In general, I’m afraid to tell you that I’m not going to “solve” the problem, by restoring the symbols, myself. If Mike decides to take that approach, the fallout is just going to be delayed, not avoided. And no, even though I probably would prefer moving away from GLIBC to EGLIBC – not just for this problem but also for things like the base versioning issue that is making gold less useful than it could be – I don’t have the time nor the motivation to step up and become the new C library maintainer in Gentoo. I barely have the time to keep on track with what I’m already supposed to do.

Are you kidding me? Or, why we’ll wait glibc 2.14 for a while

A couple of days ago I noted the move to glibc 2.14 of my tinderbox with the hope to quickly find and fix the packages that depend on the now-removed RPC interface. I didn’t expect this kind of apocalypse, but I’m almost wanting to cry, thinking about the mess this version seems to create.
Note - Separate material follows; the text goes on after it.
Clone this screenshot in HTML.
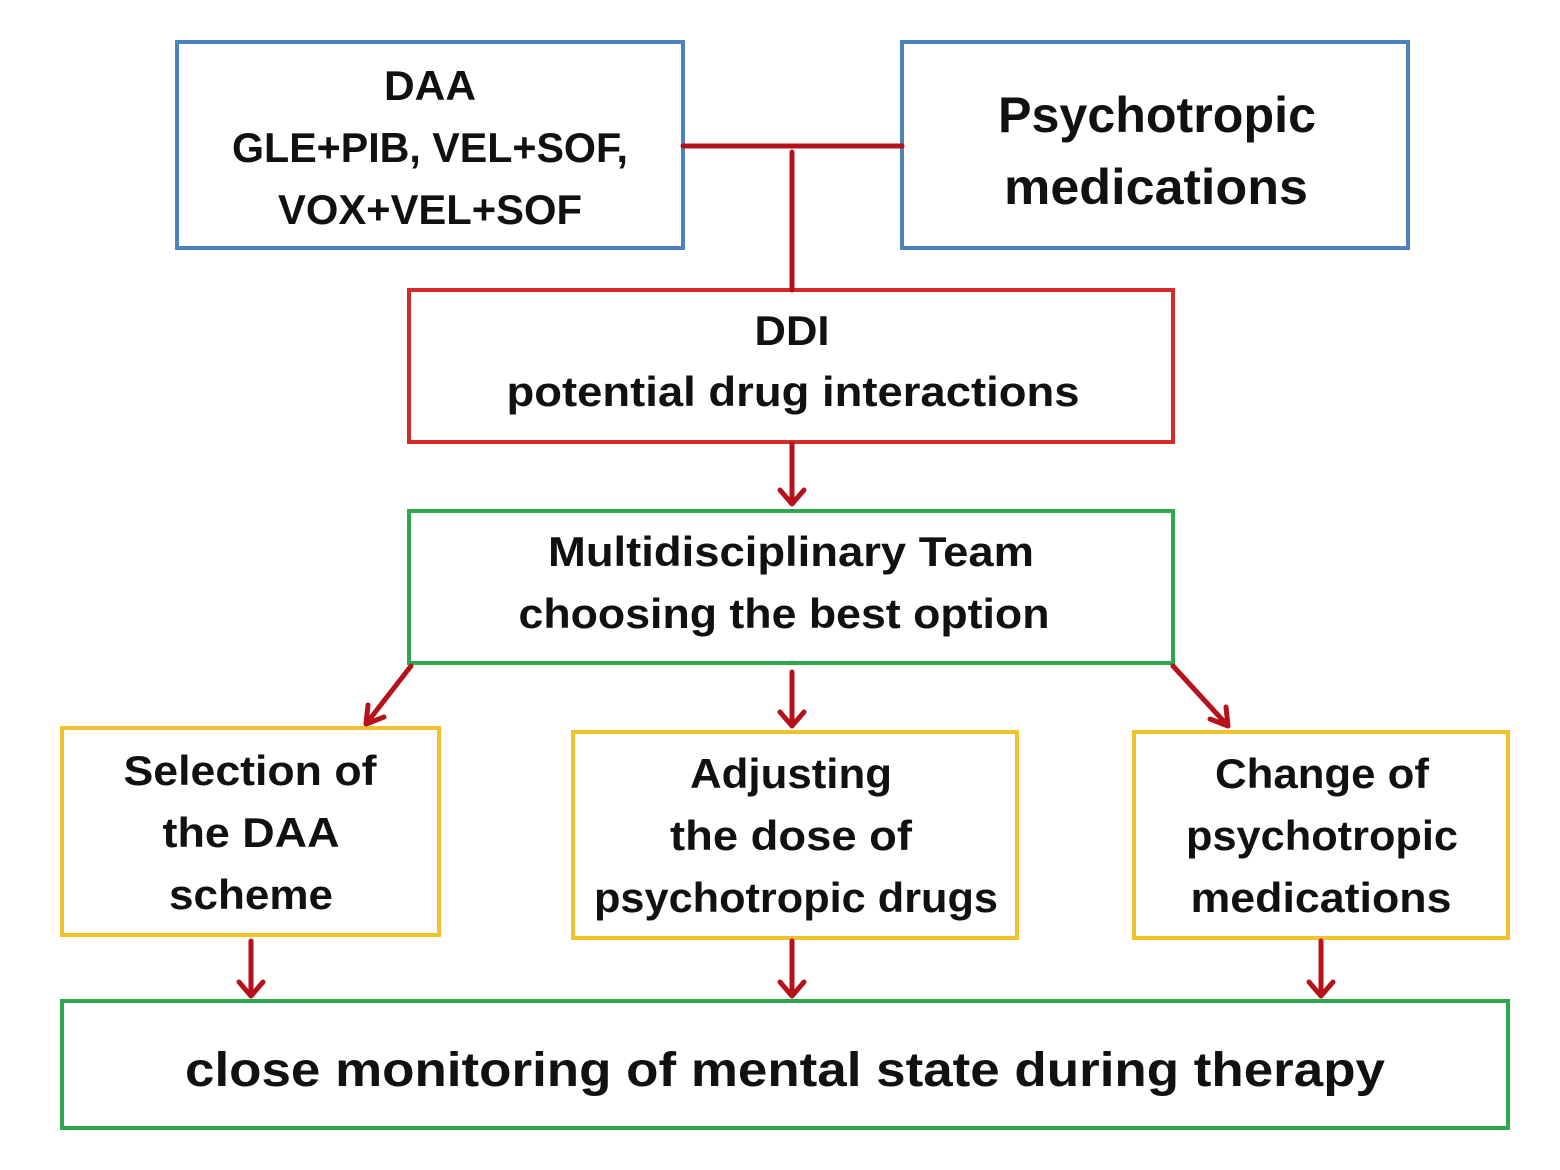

First of all, it doesn’t seem like it’s just Ruby being hit by memory corruption issues, which makes it likely that the new memcpy() interface noted in the ChangeLog is to blame. I haven’t had time to debug this yet though.

A new scary situation arose as well: wget exits with a segmentation fault when trying to resolve any hostname that is not in /etc/hosts, which in the case of the tinderbox means anything that is not localhost or Yamato (as that’s where the Squid proxy is added that caches requests for the fetched Gentoo data). I’m not sure of the cause yet, as the fault happens not within the executable’s code but directly into libresolv, which would point at a bug in glibc itself.

For what concern RPC, I’m surprised that there are so many packages depending on it, and fo the widest variety: multimedia, scientific, network analysis tools, and so on. Now, I was optimist in my previous post, expecting that for most, if not all, of the packages using RPC would be fixed by relying on libtirpc. Ooh boy, how wrong I was.

See the issue is this: libtirpc itself does not build on glibc-2.14, as it relies on one of the NIS/YP headers that has also been removed. Even worse, the latest version (0.2.2) of libtirpc, which I hoped would solve the issue, does not work on any system at all, since a change by our very own Mike (vapier), which was merged upstream just before 0.2.2 release, causes the build to produce a library that lacks a couple of symbols — the source file where they are defined was not added, but even when you add it, you get a couple more symbols being missing. And this release has been out for over a month without any sign of a 0.2.3 coming (upstream repository is still broken, at the time of writing).

Are you freaking kidding me?

Oh and for those who wonder, the issue with base versioning that, as I’ve told, is holding up implementing base version support in gold, is still not fixed. This means that packages such as fuse, included, who wanted to keep binary compatibility with their original unversioned symbols are still not getting any compatibility, even with this version. In my personal opinion it would be a good time to drop the code for that in fuse, but upstream prefers waiting for the new 3.0 version, which is going to get tricky.

With all this considered, it really looks like a very badly broken release, and one that makes me wonder if it wasn’t too inconsiderate to reject the idea of moving to the eglibc patchset/fork like Debian and Ubuntu seems to have done.